En la Argentina se divide todo en casilleros. Hay una idea: que político es aquel que vive de la política y para la política. Full time. Eso crea una clase de político que sufre lo que en psiquiatría se llama trastorno obsesivo- compulsivo. Es lo único de lo que sabe hablar; lo único que le interesa es la política. Entonces, usted tiene políticos que no leen filosofía, que no estudian economía, que no saben idiomas. Ahora viajan, pero también viajan las valijas. En la Argentina parece raro que un político haga otra cosa.
No coincido con esta idea de que lo único que puede hacer un político es el oficio torpe de presentarse a elecciones, discutir con otros políticos y reciclar los mismos conceptos.
En Wall Street no saben quién es la "Tota" Santillán, pero saben que este gobierno declaró acreedor privilegiado al Fondo Monetario, que le pagó puntualmente todas sus obligaciones y que le aceptó un superávit primario que no le había aceptado ningún gobierno en la historia desde que la Argentina entró en el organismo.
La última estrategia de desarrollo que ha tenido la Argentina fue a fines de los años 50, con el presidente Frondizi. La Argentina había desarrollado su industria liviana en la posguerra mediante un sistema de protección que obligó a satisfacer toda la demanda interior de bienes de uso con producción nacional. Eso llegó a un límite. Hacia fines de los 50, el desarrollismo imaginó que si se prorrogaba el proteccionismo a los fines de desarrollar las industrias de base y las industrias extractivas, se podía completar la integración industrial. Para fabricar heladeras y neumáticos, el ahorro nacional alcanzaba; para extraer petróleo y fabricar acero, no. Hacía falta capital externo. El plan consistió en abrir la Argentina al capital externo, pero no permitir que fuera donde quisiera, sino establecer un orden de prioridades, para que las inversiones se dirigieran a aquellos sectores que se consideraban palancas de desarrollo.

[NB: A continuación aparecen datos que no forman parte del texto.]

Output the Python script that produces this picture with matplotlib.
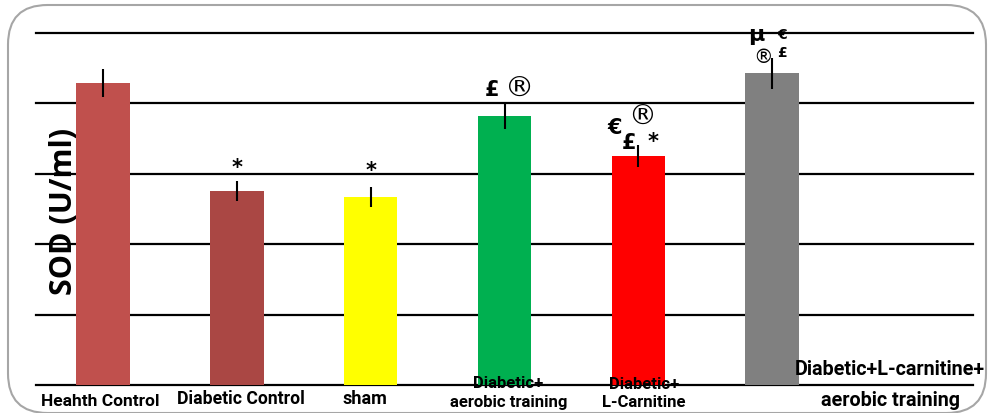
import matplotlib.pyplot as plt
from matplotlib.patches import FancyBboxPatch

# Group data (U/ml)
groups = ['Heahth Control', 'Diabetic Control', 'sham', 'Diabetic+\naerobic training',
          'Diabetic+\nL-Carnitine', 'Diabetic+L-carnitine+\naerobic training']
sod = [42.9, 27.6, 26.7, 38.2, 32.5, 44.3]
sod_err = [2.0, 1.4, 1.4, 1.8, 1.6, 2.2]
colors = ['#C0504D', '#AA4744', '#FFFF00', '#00B050', '#FF0000', '#808080']
grid_vals = [0, 10, 20, 30, 40, 50]

# significance marks: (bar index, dx, dy above value, text, size)
marks = [
    (1, 0.0, 3.4, '*', 15),
    (2, 0.0, 3.9, '*', 15),
    (3, -0.09, 3.8, '£', 15),
    (3, 0.11, 4.0, '®', 21),
    (4, -0.18, 4.1, '€', 15),
    (4, 0.03, 5.8, '®', 20),
    (4, -0.07, 2.0, '£', 15),
    (4, 0.11, 2.2, '*', 15),
    (5, -0.12, 5.5, 'µ', 16),
    (5, 0.07, 5.5, '€', 10),
    (5, -0.07, 2.4, '®', 14),
    (5, 0.07, 3.0, '£', 10),
]

plt.rcParams['font.family'] = ['Roboto', 'DejaVu Sans']
fig = plt.figure(figsize=(9.9, 4.14), dpi=100)
ax = fig.add_axes([36/990, 1-386/414, 937/990, 352/414])

for g in grid_vals:
    ax.axhline(g, color='black', lw=1.6, zorder=1, clip_on=False)

x = list(range(len(groups)))
ax.bar(x, sod, width=0.4, color=colors, zorder=2)
ax.errorbar(x, sod, yerr=sod_err, fmt='none', ecolor='black', elinewidth=1.5,
            capsize=0, zorder=3)

for i, dx, dy, t, s in marks:
    ax.text(i + dx, sod[i] + dy, t, ha='center', va='center', fontsize=s,
            fontweight='normal' if t == '®' else 'bold', zorder=4, clip_on=False,
            family=['DejaVu Sans'])

# category label lines: x (bar units), y of each line (data units), font size
lab_pos = [(-0.02, [-2.2], 12.5), (1.03, [-1.9], 12.7), (1.96, [-1.9], 13),
           (3.03, [0.4, -2.4], 12), (4.04, [0.2, -2.4], 12), (5.88, [2.4, -2.0], 14.2)]
for (lx, lys, fs), name in zip(lab_pos, groups):
    for ly, line in zip(lys, name.split('\n')):
        ax.text(lx, ly, line, ha='center', va='center', fontsize=fs,
                fontweight='bold', clip_on=False, zorder=4)

ax.set_xlim(-0.5, 6.5)
ax.set_ylim(0, 50)
ax.axis('off')

fig.text(64/990, 1-211/414, 'SOD (U/ml)', rotation=90, ha='center', va='center',
         fontsize=22, fontweight='bold', family=['Open Sans', 'DejaVu Sans'])

border = FancyBboxPatch((8/990, 0.0), 978/990, 1-6/414,
                        boxstyle='round,pad=0,rounding_size=0.04',
                        transform=fig.transFigure, fill=False,
                        edgecolor='#A6A6A6', lw=1.5, mutation_aspect=990/414)
fig.patches.append(border)

plt.savefig('out.png', dpi=100)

Vamos a tomar el último Perón y rescatar lo más meritorio que podía tener. Había llevado la concepción de la comunidad organizada al nivel de un acuerdo social. Usted podría decir que hoy sería plantear un modelo como el irlandés, que se basa en planes trienales sometidos al consenso de los representantes de la empresa, del trabajo y de la sociedad civil. Eso sería más o menos defendible. Usted podía estar en contra de Perón, y yo lo estuve, pero Perón, al menos, siempre tuvo una visión, una idea, aparte de las prácticas del peronismo, de los vicios del peronismo y de cualquier juicio que uno hiciera de las calidades personales de Perón. Pero el peronismo se dividió en un sector que adscribió a las ideas neoliberales y otro que se dedica a la gimnasia política. ¿Qué visión hay hoy? No hay allí una concepción, un modelo, una idea. Hoy no hay peronismo, sino una diáspora.